▸ **YOUR GOAL**: Return all of the data exactly as written, without the pictures.
────
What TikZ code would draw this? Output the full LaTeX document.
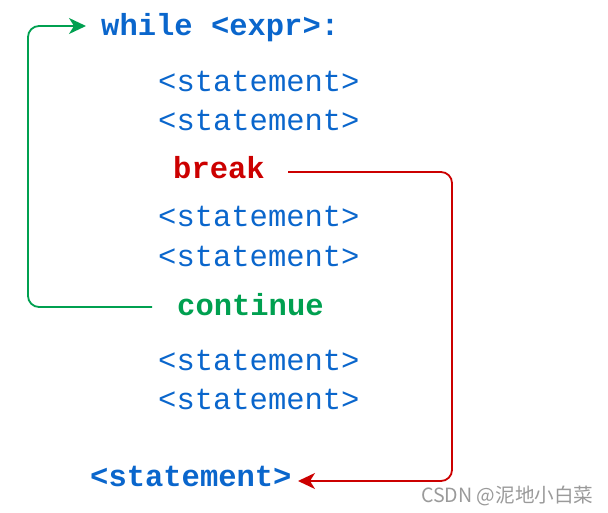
\documentclass[tikz,border=0pt]{standalone}
\usepackage{fontspec}
\setmonofont{Liberation Mono}
\newfontfamily\cjkfont{Noto Sans CJK SC}
\usetikzlibrary{arrows.meta}
\definecolor{cblue}{HTML}{0A66CC}
\definecolor{cred}{HTML}{CC0000}
\definecolor{cgreen}{HTML}{00A050}
\definecolor{cgray}{HTML}{9A9A9A}
\begin{document}
\begin{tikzpicture}[x=1pt,y=-1pt,
  code/.style={anchor=base west,inner sep=0pt,font=\fontsize{30.5}{32}\selectfont\ttfamily},
  kw/.style={code,font=\fontsize{30.5}{32}\selectfont\ttfamily\bfseries},
  conn/.style={line width=1.8pt,rounded corners=11pt},
  tip/.style={-{Stealth[length=17pt,width=16pt,inset=5pt]}}]
\useasboundingbox (0,0) rectangle (608,513);
\node[kw,text=cblue] (while) at (101,36) {while <expr>:};
\node[code,text=cblue] (s1) at (158,92) {<statement>};
\node[code,text=cblue] (s2) at (158,131) {<statement>};
\node[kw,text=cred] (brk) at (173,179) {break};
\node[code,text=cblue] (s3) at (158,227) {<statement>};
\node[code,text=cblue] (s4) at (158,266) {<statement>};
\node[kw,text=cgreen] (cont) at (177,315) {continue};
\node[code,text=cblue] (s5) at (158,370) {<statement>};
\node[code,text=cblue] (s6) at (158,409) {<statement>};
\node[kw,text=cblue] (fin) at (90,486) {<statement>};
\node[anchor=base west,inner sep=0pt,text=cgray,font=\fontsize{19.6}{21}\cjkfont] (wm) at (421,502) {CSDN @泥地小白菜};
\coordinate (gs) at (152,307);
\coordinate (ge) at (86,26);
\draw[conn,tip,cgreen] (gs) -- (28,307) -- (28,26) -- (ge);
\coordinate (rs) at (288,172);
\coordinate (re) at (298,481);
\draw[conn,tip,cred] (rs) -- (452,172) -- (452,481) -- (re);
\end{tikzpicture}
\end{document}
────
▸ **OUTPUT OF THE TASK**:
What TikZ code would draw this? Output the full LaTeX document.
\documentclass[tikz,border=0pt]{standalone}
\usepackage{fontspec}
\setmonofont{Liberation Mono}
\newfontfamily\cjkfont{Noto Sans CJK SC}
\usetikzlibrary{arrows.meta}
\definecolor{cblue}{HTML}{0A66CC}
\definecolor{cred}{HTML}{CC0000}
\definecolor{cgreen}{HTML}{00A050}
\definecolor{cgray}{HTML}{9A9A9A}
\begin{document}
\begin{tikzpicture}[x=1pt,y=-1pt,
  code/.style={anchor=base west,inner sep=0pt,font=\fontsize{30.5}{32}\selectfont\ttfamily},
  kw/.style={code,font=\fontsize{30.5}{32}\selectfont\ttfamily\bfseries},
  conn/.style={line width=1.8pt,rounded corners=11pt},
  tip/.style={-{Stealth[length=17pt,width=16pt,inset=5pt]}}]
\useasboundingbox (0,0) rectangle (608,513);
\node[kw,text=cblue] (while) at (101,36) {while <expr>:};
\node[code,text=cblue] (s1) at (158,92) {<statement>};
\node[code,text=cblue] (s2) at (158,131) {<statement>};
\node[kw,text=cred] (brk) at (173,179) {break};
\node[code,text=cblue] (s3) at (158,227) {<statement>};
\node[code,text=cblue] (s4) at (158,266) {<statement>};
\node[kw,text=cgreen] (cont) at (177,315) {continue};
\node[code,text=cblue] (s5) at (158,370) {<statement>};
\node[code,text=cblue] (s6) at (158,409) {<statement>};
\node[kw,text=cblue] (fin) at (90,486) {<statement>};
\node[anchor=base west,inner sep=0pt,text=cgray,font=\fontsize{19.6}{21}\cjkfont] (wm) at (421,502) {CSDN @泥地小白菜};
\coordinate (gs) at (152,307);
\coordinate (ge) at (86,26);
\draw[conn,tip,cgreen] (gs) -- (28,307) -- (28,26) -- (ge);
\coordinate (rs) at (288,172);
\coordinate (re) at (298,481);
\draw[conn,tip,cred] (rs) -- (452,172) -- (452,481) -- (re);
\end{tikzpicture}
\end{document}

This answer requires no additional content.